Marco acredita que, diante disso, houve melhorias. Ele afirma que o sistema socioeducativo capixaba “não é perfeito”, mas conta, entre as medidas, com parcerias para qualificação profissional por meio da oferta de cursos técnicos e práticas esportivas. “A partir da denúncia surgem ações, as coisas tendem a melhorar, pois nenhum governo quer manchar sua imagem”, diz.

Entretanto, o coordenador faz críticas à semelhanças que enxerga entre os sistemas socioeducativo e prisional, como o fato de os adolescentes ficarem “trancafiados” em cela. De acordo com Marco, isso acontece quando chegam à unidade socioeducativa, passando por um período de adaptação, sendo liberados para o alojamento somente depois disso. Essa situação, aponta, contraria as diretrizes da Secretaria Nacional de Proteção da Criança e do Adolescente do Ministério dos Direitos Humanos.

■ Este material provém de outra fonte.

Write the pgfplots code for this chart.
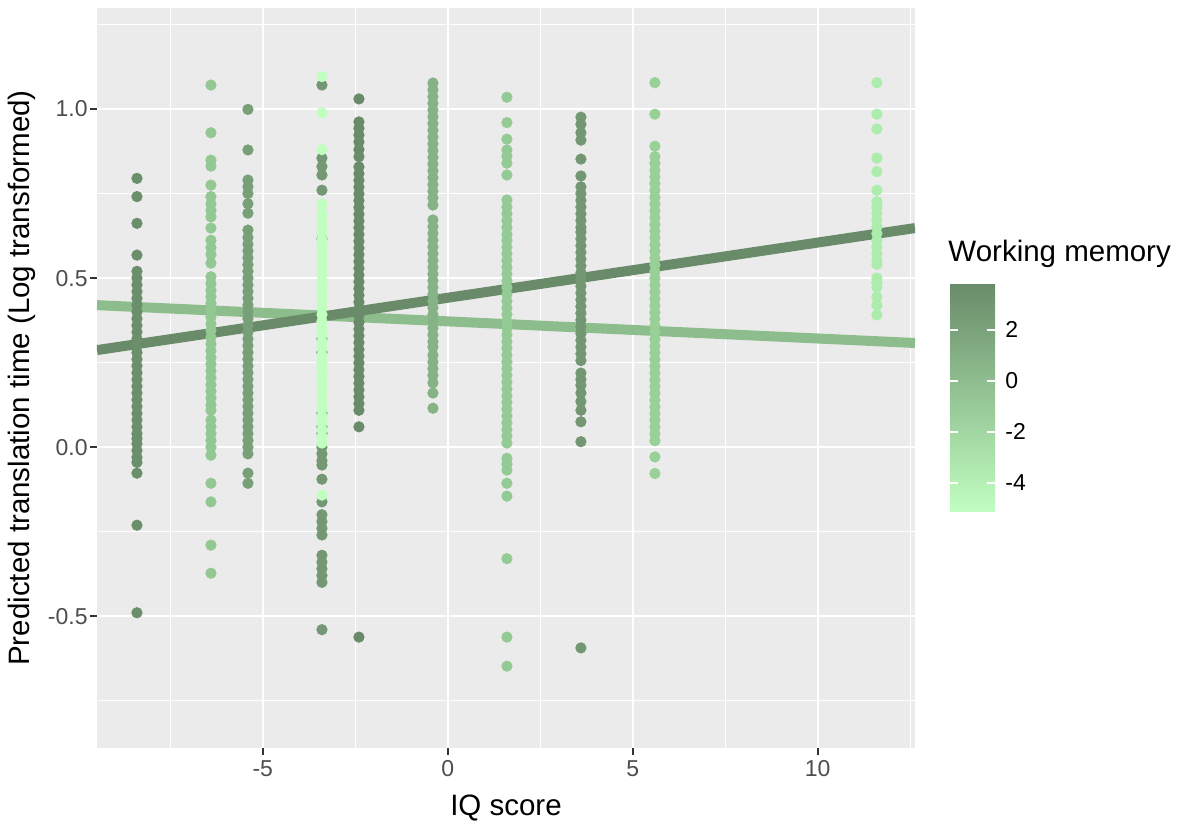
\documentclass[border=0pt]{standalone}
\usepackage{fontspec}
\setmainfont{Liberation Sans}
\usepackage{pgfplots}
\pgfplotsset{compat=1.18}
\usetikzlibrary{calc}
\definecolor{panel}{HTML}{EBEBEB}
\definecolor{tickc}{HTML}{333333}
\definecolor{labgrey}{HTML}{4D4D4D}
\definecolor{cA}{RGB}{107,142,107}
\definecolor{cB}{RGB}{147,200,147}
\definecolor{cC}{RGB}{120,160,120}
\definecolor{cDd}{RGB}{115,152,115}
\definecolor{cDl}{RGB}{193,255,193}
\definecolor{cE}{RGB}{105,139,105}
\definecolor{cF}{RGB}{133,179,133}
\definecolor{cG}{RGB}{148,203,148}
\definecolor{cH}{RGB}{115,151,115}
\definecolor{cI}{RGB}{152,208,152}
\definecolor{cJ}{RGB}{172,236,172}
\definecolor{lineDark}{RGB}{105,139,105}
\definecolor{lineLight}{RGB}{141,189,141}
\begin{document}
\begin{tikzpicture}
\useasboundingbox (0,0) rectangle (590pt,414pt);
\begin{axis}[
  at={(48.5pt,40pt)}, anchor=south west,
  scale only axis, width=409pt, height=370pt,
  xmin=-9.48, xmax=12.63, ymin=-0.89, ymax=1.299,
  axis background/.style={fill=panel},
  axis line style={draw=none},
  xtick={-5,0,5,10}, xticklabels={-5,0,5,10},
  ytick={-0.5,0,0.5,1}, yticklabels={-0.5,0.0,0.5,1.0},
  minor xtick={-7.5,-2.5,2.5,7.5,12.5},
  minor ytick={-0.75,-0.25,0.25,0.75,1.25},
  grid=both,
  major grid style={white, line width=1.2pt},
  minor grid style={white, line width=0.6pt},
  tick align=outside,
  major tick length=3.5pt, minor tick length=0pt,
  tick style={color=tickc, line width=1.1pt},
  xtick pos=left, ytick pos=left,
  ticklabel style={font=\fontsize{11.5}{13}\selectfont, text=labgrey},
  yticklabel style={inner sep=1pt},
  xticklabel style={inner sep=2.5pt},
  xlabel={IQ score}, ylabel={Predicted translation time (Log transformed)},
  label style={font=\fontsize{14.75}{17}\selectfont},
  xlabel style={at={(axis description cs:0.5,-0.0811)}, anchor=center},
  ylabel style={at={(axis description cs:-0.0917,0.5)}, anchor=center},
  colormap={wm}{rgb255=(193,255,193) rgb255=(105,139,105)},
  point meta min=-5.14, point meta max=3.84,
  colorbar,
  colorbar/width=22.5pt,
  colorbar style={
    at={($(parent axis.north east)+(9pt,-137.5pt)$)}, anchor=north west,
    scale only axis, width=22.5pt, height=114.5pt,
    axis line style={draw=none},
    axis on top,
    ytick={-4,-2,0,2}, yticklabels={-4,-2,0,2},
    ytick pos=both, yticklabel pos=right,
    tick align=inside, major tick length=4pt,
    tick style={color=white, line width=1pt},
    yticklabel style={font=\fontsize{11.5}{13}\selectfont, text=black, inner sep=0pt, xshift=5pt},
    title={Working memory},
    title style={at={(0,1)}, anchor=base west, inner sep=0pt, yshift=4.75pt, xshift=-1pt, font=\fontsize{14.75}{17}\selectfont},
  },
]
% IQ -8.4
\addplot[only marks, mark=*, mark size=2.6pt, color=cA] coordinates {
(-8.4,0.795) (-8.4,0.741) (-8.4,0.662) (-8.4,0.568) (-8.4,0.52) (-8.4,0.50) (-8.4,0.48) (-8.4,0.46) (-8.4,0.44) (-8.4,0.42) (-8.4,0.40) (-8.4,0.38) (-8.4,0.36) (-8.4,0.34) (-8.4,0.32) (-8.4,0.30) (-8.4,0.28) (-8.4,0.26) (-8.4,0.24) (-8.4,0.22) (-8.4,0.20) (-8.4,0.18) (-8.4,0.16) (-8.4,0.14) (-8.4,0.12) (-8.4,0.10) (-8.4,0.08) (-8.4,0.06) (-8.4,0.04) (-8.4,0.025) (-8.4,0.01) (-8.4,-0.01) (-8.4,-0.03) (-8.4,-0.045) (-8.4,-0.077) (-8.4,-0.231) (-8.4,-0.49)};
% IQ -6.4
\addplot[only marks, mark=*, mark size=2.6pt, color=cB] coordinates {
(-6.4,1.071) (-6.4,0.93) (-6.4,0.849) (-6.4,0.831) (-6.4,0.775) (-6.4,0.741) (-6.4,0.72) (-6.4,0.70) (-6.4,0.681) (-6.4,0.648) (-6.4,0.612) (-6.4,0.59) (-6.4,0.57) (-6.4,0.544) (-6.4,0.504) (-6.4,0.484) (-6.4,0.464) (-6.4,0.445) (-6.4,0.425) (-6.4,0.405) (-6.4,0.385) (-6.4,0.365) (-6.4,0.345) (-6.4,0.325) (-6.4,0.305) (-6.4,0.285) (-6.4,0.265) (-6.4,0.245) (-6.4,0.225) (-6.4,0.205) (-6.4,0.185) (-6.4,0.165) (-6.4,0.145) (-6.4,0.125) (-6.4,0.109) (-6.4,0.08) (-6.4,0.06) (-6.4,0.04) (-6.4,0.02) (-6.4,0.0) (-6.4,-0.024) (-6.4,-0.107) (-6.4,-0.162) (-6.4,-0.29) (-6.4,-0.373)};
% IQ -5.4
\addplot[only marks, mark=*, mark size=2.6pt, color=cC] coordinates {
(-5.4,0.999) (-5.4,0.879) (-5.4,0.79) (-5.4,0.77) (-5.4,0.75) (-5.4,0.72) (-5.4,0.692) (-5.4,0.642) (-5.4,0.62) (-5.4,0.60) (-5.4,0.58) (-5.4,0.56) (-5.4,0.54) (-5.4,0.52) (-5.4,0.50) (-5.4,0.48) (-5.4,0.46) (-5.4,0.44) (-5.4,0.42) (-5.4,0.40) (-5.4,0.38) (-5.4,0.36) (-5.4,0.34) (-5.4,0.32) (-5.4,0.30) (-5.4,0.28) (-5.4,0.26) (-5.4,0.24) (-5.4,0.22) (-5.4,0.20) (-5.4,0.18) (-5.4,0.16) (-5.4,0.14) (-5.4,0.12) (-5.4,0.10) (-5.4,0.08) (-5.4,0.06) (-5.4,0.04) (-5.4,0.02) (-5.4,0.0) (-5.4,-0.02) (-5.4,-0.077) (-5.4,-0.107)};
% IQ -3.4 (dark group)
\addplot[only marks, mark=*, mark size=2.6pt, color=cDd] coordinates {
(-3.4,1.071) (-3.4,0.855) (-3.4,0.83) (-3.4,0.805) (-3.4,0.76) (-3.4,0.615) (-3.4,0.32) (-3.4,0.28) (-3.4,0.10) (-3.4,0.06) (-3.4,0.04) (-3.4,0.0) (-3.4,-0.02) (-3.4,-0.04) (-3.4,-0.053) (-3.4,-0.095) (-3.4,-0.162) (-3.4,-0.20) (-3.4,-0.22) (-3.4,-0.24) (-3.4,-0.26) (-3.4,-0.32) (-3.4,-0.34) (-3.4,-0.36) (-3.4,-0.38) (-3.4,-0.40) (-3.4,-0.54)};
% IQ -3.4 (light group)
\addplot[only marks, mark=*, mark size=2.6pt, color=cDl] coordinates {
(-3.4,1.096) (-3.4,0.989) (-3.4,0.88) (-3.4,0.719) (-3.4,0.692) (-3.4,0.672) (-3.4,0.652) (-3.4,0.632) (-3.4,0.612) (-3.4,0.592) (-3.4,0.572) (-3.4,0.552) (-3.4,0.532) (-3.4,0.512) (-3.4,0.492) (-3.4,0.472) (-3.4,0.452) (-3.4,0.432) (-3.4,0.412) (-3.4,0.392) (-3.4,0.372) (-3.4,0.352) (-3.4,0.332) (-3.4,0.312) (-3.4,0.292) (-3.4,0.272) (-3.4,0.252) (-3.4,0.232) (-3.4,0.212) (-3.4,0.192) (-3.4,0.172) (-3.4,0.152) (-3.4,0.132) (-3.4,0.112) (-3.4,0.092) (-3.4,0.072) (-3.4,0.052) (-3.4,0.032) (-3.4,0.012) (-3.4,-0.142)};
% IQ -2.4
\addplot[only marks, mark=*, mark size=2.6pt, color=cE] coordinates {
(-2.4,1.03) (-2.4,0.962) (-2.4,0.943) (-2.4,0.923) (-2.4,0.903) (-2.4,0.88) (-2.4,0.859) (-2.4,0.829) (-2.4,0.809) (-2.4,0.789) (-2.4,0.769) (-2.4,0.749) (-2.4,0.729) (-2.4,0.709) (-2.4,0.689) (-2.4,0.669) (-2.4,0.649) (-2.4,0.629) (-2.4,0.609) (-2.4,0.589) (-2.4,0.569) (-2.4,0.549) (-2.4,0.529) (-2.4,0.509) (-2.4,0.489) (-2.4,0.469) (-2.4,0.449) (-2.4,0.429) (-2.4,0.409) (-2.4,0.389) (-2.4,0.369) (-2.4,0.349) (-2.4,0.329) (-2.4,0.309) (-2.4,0.289) (-2.4,0.269) (-2.4,0.249) (-2.4,0.229) (-2.4,0.209) (-2.4,0.189) (-2.4,0.169) (-2.4,0.149) (-2.4,0.129) (-2.4,0.109) (-2.4,0.06) (-2.4,-0.562)};
% IQ -0.4
\addplot[only marks, mark=*, mark size=2.6pt, color=cF] coordinates {
(-0.4,1.077) (-0.4,1.057) (-0.4,1.037) (-0.4,1.017) (-0.4,0.997) (-0.4,0.977) (-0.4,0.957) (-0.4,0.937) (-0.4,0.917) (-0.4,0.897) (-0.4,0.877) (-0.4,0.857) (-0.4,0.837) (-0.4,0.817) (-0.4,0.797) (-0.4,0.777) (-0.4,0.757) (-0.4,0.737) (-0.4,0.716) (-0.4,0.672) (-0.4,0.652) (-0.4,0.632) (-0.4,0.612) (-0.4,0.592) (-0.4,0.572) (-0.4,0.552) (-0.4,0.532) (-0.4,0.512) (-0.4,0.492) (-0.4,0.472) (-0.4,0.452) (-0.4,0.432) (-0.4,0.412) (-0.4,0.392) (-0.4,0.372) (-0.4,0.352) (-0.4,0.332) (-0.4,0.312) (-0.4,0.296) (-0.4,0.272) (-0.4,0.252) (-0.4,0.232) (-0.4,0.212) (-0.4,0.19) (-0.4,0.16) (-0.4,0.115)};
% IQ 1.6
\addplot[only marks, mark=*, mark size=2.6pt, color=cG] coordinates {
(1.6,1.035) (1.6,0.96) (1.6,0.911) (1.6,0.879) (1.6,0.86) (1.6,0.84) (1.6,0.805) (1.6,0.731) (1.6,0.71) (1.6,0.69) (1.6,0.67) (1.6,0.65) (1.6,0.63) (1.6,0.612) (1.6,0.592) (1.6,0.572) (1.6,0.552) (1.6,0.532) (1.6,0.512) (1.6,0.492) (1.6,0.472) (1.6,0.452) (1.6,0.432) (1.6,0.412) (1.6,0.392) (1.6,0.372) (1.6,0.352) (1.6,0.332) (1.6,0.312) (1.6,0.292) (1.6,0.272) (1.6,0.252) (1.6,0.232) (1.6,0.212) (1.6,0.192) (1.6,0.172) (1.6,0.152) (1.6,0.132) (1.6,0.112) (1.6,0.092) (1.6,0.072) (1.6,0.052) (1.6,0.032) (1.6,0.012) (1.6,-0.033) (1.6,-0.05) (1.6,-0.068) (1.6,-0.107) (1.6,-0.145) (1.6,-0.33) (1.6,-0.562) (1.6,-0.648)};
% IQ 3.6
\addplot[only marks, mark=*, mark size=2.6pt, color=cH] coordinates {
(3.6,0.976) (3.6,0.955) (3.6,0.93) (3.6,0.908) (3.6,0.852) (3.6,0.802) (3.6,0.77) (3.6,0.75) (3.6,0.73) (3.6,0.71) (3.6,0.69) (3.6,0.67) (3.6,0.65) (3.6,0.636) (3.6,0.616) (3.6,0.596) (3.6,0.576) (3.6,0.556) (3.6,0.536) (3.6,0.516) (3.6,0.496) (3.6,0.476) (3.6,0.456) (3.6,0.436) (3.6,0.416) (3.6,0.396) (3.6,0.376) (3.6,0.356) (3.6,0.336) (3.6,0.316) (3.6,0.296) (3.6,0.276) (3.6,0.256) (3.6,0.219) (3.6,0.2) (3.6,0.183) (3.6,0.16) (3.6,0.135) (3.6,0.109) (3.6,0.075) (3.6,0.016) (3.6,-0.594)};
% IQ 5.6
\addplot[only marks, mark=*, mark size=2.6pt, color=cI] coordinates {
(5.6,1.078) (5.6,0.985) (5.6,0.89) (5.6,0.859) (5.6,0.839) (5.6,0.819) (5.6,0.799) (5.6,0.779) (5.6,0.759) (5.6,0.739) (5.6,0.719) (5.6,0.699) (5.6,0.679) (5.6,0.659) (5.6,0.639) (5.6,0.619) (5.6,0.599) (5.6,0.579) (5.6,0.559) (5.6,0.539) (5.6,0.519) (5.6,0.499) (5.6,0.479) (5.6,0.459) (5.6,0.439) (5.6,0.419) (5.6,0.399) (5.6,0.379) (5.6,0.359) (5.6,0.339) (5.6,0.319) (5.6,0.299) (5.6,0.279) (5.6,0.259) (5.6,0.239) (5.6,0.219) (5.6,0.199) (5.6,0.179) (5.6,0.159) (5.6,0.139) (5.6,0.119) (5.6,0.099) (5.6,0.079) (5.6,0.059) (5.6,0.039) (5.6,0.019) (5.6,-0.029) (5.6,-0.078)};
% fitted lines
\addplot[color=lineLight, line width=5pt] coordinates {(-9.48,0.42) (12.63,0.308)};
\addplot[color=lineDark, line width=5pt] coordinates {(-9.48,0.287) (12.63,0.648)};
% IQ 11.6
\addplot[only marks, mark=*, mark size=2.6pt, color=cJ] coordinates {
(11.6,1.078) (11.6,0.985) (11.6,0.941) (11.6,0.855) (11.6,0.815) (11.6,0.76) (11.6,0.726) (11.6,0.711) (11.6,0.692) (11.6,0.672) (11.6,0.652) (11.6,0.632) (11.6,0.612) (11.6,0.592) (11.6,0.572) (11.6,0.553) (11.6,0.541) (11.6,0.5) (11.6,0.487) (11.6,0.473) (11.6,0.444) (11.6,0.42) (11.6,0.391)};
\end{axis}
\end{tikzpicture}
\end{document}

O curso também será aberto a servidores de pastas que dialoguem com o Instituto de Atendimento Socioeducativo do Espírito Santo (Iases), como a Secretaria Estadual de Saúde (Sesa) e a Secretaria Estadual de Segurança Pública e Defesa Social (Sesp). “A Polícia Civil e a Polícia Militar acaba entrando em contato com esse menor infrator no momento da abordagem. Mas essa abordagem é feita de que forma? De que maneira? Muitas vezes a gente vê uma truculência, a violência extrapola para um patamar que não deveria”, aponta.

Habeas Corpus

A ação da Corte Interamericana já provocou outras iniciativas com foco no sistema socioeducativo. Uma delas foi, em 2020, a aprovação do Habeas Corpus Coletivo 143.988, que determina o fim da superlotação em unidades socioeducativas. O Habeas Corpus foi considerado uma vitória para a sociedade civil organizada. A decisão valeu para todo o Brasil e ultrapassou as expectativas, ao limitar em 100% a lotação das unidades socioeducativas, conforme estabelece o Estatuto da Criança e do Adolescente (ECA). A reivindicação era de 119%. 

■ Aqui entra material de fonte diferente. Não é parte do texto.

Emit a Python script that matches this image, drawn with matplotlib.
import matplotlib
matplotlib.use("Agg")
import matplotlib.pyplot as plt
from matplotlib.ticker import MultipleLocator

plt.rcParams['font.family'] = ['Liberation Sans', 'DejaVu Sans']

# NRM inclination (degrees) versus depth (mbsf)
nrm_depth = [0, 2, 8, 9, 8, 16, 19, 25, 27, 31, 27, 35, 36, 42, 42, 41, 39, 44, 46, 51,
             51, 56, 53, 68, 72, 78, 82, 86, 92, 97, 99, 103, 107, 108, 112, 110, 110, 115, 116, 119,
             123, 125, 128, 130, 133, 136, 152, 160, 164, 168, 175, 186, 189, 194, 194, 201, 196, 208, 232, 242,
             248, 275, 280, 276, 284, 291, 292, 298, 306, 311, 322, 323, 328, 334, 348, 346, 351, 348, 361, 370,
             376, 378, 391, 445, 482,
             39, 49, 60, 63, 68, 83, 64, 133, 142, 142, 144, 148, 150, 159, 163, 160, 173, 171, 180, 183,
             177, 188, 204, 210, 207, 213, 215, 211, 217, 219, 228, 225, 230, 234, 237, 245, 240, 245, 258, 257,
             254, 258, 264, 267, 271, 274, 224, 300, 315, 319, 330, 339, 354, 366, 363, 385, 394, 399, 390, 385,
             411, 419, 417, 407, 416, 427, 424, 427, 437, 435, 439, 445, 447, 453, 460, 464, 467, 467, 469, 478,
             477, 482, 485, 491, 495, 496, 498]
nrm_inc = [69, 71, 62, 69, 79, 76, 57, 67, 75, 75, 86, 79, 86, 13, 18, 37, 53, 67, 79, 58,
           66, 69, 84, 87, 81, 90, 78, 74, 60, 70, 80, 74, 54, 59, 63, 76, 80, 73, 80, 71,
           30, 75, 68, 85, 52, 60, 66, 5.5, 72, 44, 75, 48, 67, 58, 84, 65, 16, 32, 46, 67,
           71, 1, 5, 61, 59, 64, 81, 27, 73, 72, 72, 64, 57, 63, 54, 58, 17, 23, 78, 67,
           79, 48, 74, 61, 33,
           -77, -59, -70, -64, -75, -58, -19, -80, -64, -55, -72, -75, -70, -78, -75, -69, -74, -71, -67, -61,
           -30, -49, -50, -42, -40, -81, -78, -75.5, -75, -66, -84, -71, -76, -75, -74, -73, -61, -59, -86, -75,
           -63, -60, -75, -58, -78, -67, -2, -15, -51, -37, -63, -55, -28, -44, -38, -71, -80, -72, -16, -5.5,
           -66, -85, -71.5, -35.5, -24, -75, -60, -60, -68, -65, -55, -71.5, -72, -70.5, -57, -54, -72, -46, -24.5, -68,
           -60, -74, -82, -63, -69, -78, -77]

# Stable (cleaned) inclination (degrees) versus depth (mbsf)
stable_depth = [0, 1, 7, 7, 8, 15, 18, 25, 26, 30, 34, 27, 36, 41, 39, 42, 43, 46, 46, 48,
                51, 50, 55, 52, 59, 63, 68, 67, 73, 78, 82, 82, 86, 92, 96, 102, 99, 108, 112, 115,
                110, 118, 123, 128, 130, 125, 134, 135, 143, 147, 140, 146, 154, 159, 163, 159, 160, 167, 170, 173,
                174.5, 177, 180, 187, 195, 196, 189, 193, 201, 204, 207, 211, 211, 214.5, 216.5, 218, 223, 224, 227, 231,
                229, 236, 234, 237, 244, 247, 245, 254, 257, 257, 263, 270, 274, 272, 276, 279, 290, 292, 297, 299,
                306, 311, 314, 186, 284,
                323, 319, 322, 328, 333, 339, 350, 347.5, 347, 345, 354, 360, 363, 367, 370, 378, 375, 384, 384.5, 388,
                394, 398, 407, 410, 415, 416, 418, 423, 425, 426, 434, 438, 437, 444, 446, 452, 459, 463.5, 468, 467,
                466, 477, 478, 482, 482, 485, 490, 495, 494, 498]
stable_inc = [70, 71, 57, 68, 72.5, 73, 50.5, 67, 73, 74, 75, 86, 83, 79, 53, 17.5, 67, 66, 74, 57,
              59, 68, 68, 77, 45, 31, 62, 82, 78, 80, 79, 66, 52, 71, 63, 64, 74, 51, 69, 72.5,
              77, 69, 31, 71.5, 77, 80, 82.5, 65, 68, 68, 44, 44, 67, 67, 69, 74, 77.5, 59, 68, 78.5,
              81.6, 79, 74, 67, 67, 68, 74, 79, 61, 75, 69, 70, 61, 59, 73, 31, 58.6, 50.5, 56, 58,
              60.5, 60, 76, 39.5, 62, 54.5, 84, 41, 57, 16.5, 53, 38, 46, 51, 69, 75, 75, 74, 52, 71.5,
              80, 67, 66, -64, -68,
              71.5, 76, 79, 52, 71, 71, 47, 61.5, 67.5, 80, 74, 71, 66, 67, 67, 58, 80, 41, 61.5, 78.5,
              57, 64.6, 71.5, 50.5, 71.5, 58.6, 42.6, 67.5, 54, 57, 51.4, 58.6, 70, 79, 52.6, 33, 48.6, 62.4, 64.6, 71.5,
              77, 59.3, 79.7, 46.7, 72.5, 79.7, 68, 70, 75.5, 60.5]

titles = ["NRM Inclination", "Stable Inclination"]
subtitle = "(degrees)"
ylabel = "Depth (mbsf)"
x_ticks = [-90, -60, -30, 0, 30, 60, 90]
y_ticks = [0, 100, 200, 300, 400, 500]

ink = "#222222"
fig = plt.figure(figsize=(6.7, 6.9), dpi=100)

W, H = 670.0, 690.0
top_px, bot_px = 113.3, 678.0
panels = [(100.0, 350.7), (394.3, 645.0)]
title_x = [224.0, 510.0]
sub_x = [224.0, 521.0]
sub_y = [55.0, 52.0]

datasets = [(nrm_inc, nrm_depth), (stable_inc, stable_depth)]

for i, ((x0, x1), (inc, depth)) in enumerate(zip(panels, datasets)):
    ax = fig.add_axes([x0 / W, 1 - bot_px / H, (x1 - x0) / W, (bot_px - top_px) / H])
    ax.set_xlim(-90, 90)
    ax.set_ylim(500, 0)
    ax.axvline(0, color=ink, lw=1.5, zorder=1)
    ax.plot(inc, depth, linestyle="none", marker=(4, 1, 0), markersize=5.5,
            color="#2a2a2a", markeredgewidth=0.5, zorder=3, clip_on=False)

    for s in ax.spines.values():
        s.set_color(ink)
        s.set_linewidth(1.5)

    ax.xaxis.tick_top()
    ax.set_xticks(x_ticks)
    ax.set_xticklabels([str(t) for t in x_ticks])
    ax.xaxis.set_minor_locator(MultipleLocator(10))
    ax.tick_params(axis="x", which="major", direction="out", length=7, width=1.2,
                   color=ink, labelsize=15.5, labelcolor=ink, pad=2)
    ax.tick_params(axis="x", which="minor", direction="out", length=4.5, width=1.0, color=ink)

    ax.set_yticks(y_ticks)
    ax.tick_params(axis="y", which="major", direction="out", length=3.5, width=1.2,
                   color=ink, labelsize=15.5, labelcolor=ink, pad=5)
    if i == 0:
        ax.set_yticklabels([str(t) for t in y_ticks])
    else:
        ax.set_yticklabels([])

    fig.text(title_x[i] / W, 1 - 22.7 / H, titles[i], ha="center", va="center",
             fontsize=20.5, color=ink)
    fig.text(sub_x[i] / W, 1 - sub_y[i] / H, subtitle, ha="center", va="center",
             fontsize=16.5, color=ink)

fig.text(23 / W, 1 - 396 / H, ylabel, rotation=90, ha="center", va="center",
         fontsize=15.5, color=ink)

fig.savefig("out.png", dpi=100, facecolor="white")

O Habeas Corpus Coletivo foi impetrado pela Defensoria Pública do Espírito Santo (DPES) em 2017 e, em agosto de 2018, foi deferida liminar fixando o limite de 119% de lotação em unidades socioeducativas no Estado. Em maio de 2019 a decisão foi estendida para Bahia, Ceará, Pernambuco e Rio de Janeiro. Em 2020, a Segunda Turma do Supremo Tribunal Federal (STF) entendeu “que o Brasil não pode mais conviver com superlotação no sistema socioeducativo”, e estendeu a medida para todo o País, o que foi considerado, pela Defensoria, uma “vitória histórica”.

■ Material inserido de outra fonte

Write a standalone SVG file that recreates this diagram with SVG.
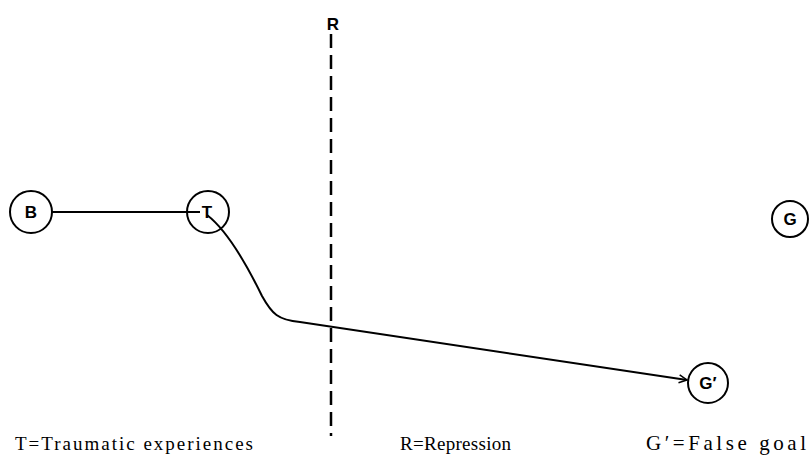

Além da limitação de 100%, foi garantida a possibilidade de internação domiciliar e criação de um observatório nacional da socioeducação. Também foram estabelecidos critérios e parâmetros a serem observados pelos magistrados nas unidades de internação que operam com a taxa de ocupação dos adolescentes superior à capacidade projetada. Entre eles, reavaliação dos adolescentes internados exclusivamente em razão da reiteração em infrações cometidas sem violência ou grave ameaça à pessoa; e possibilidade de conversão de medidas de internação em internações domiciliares.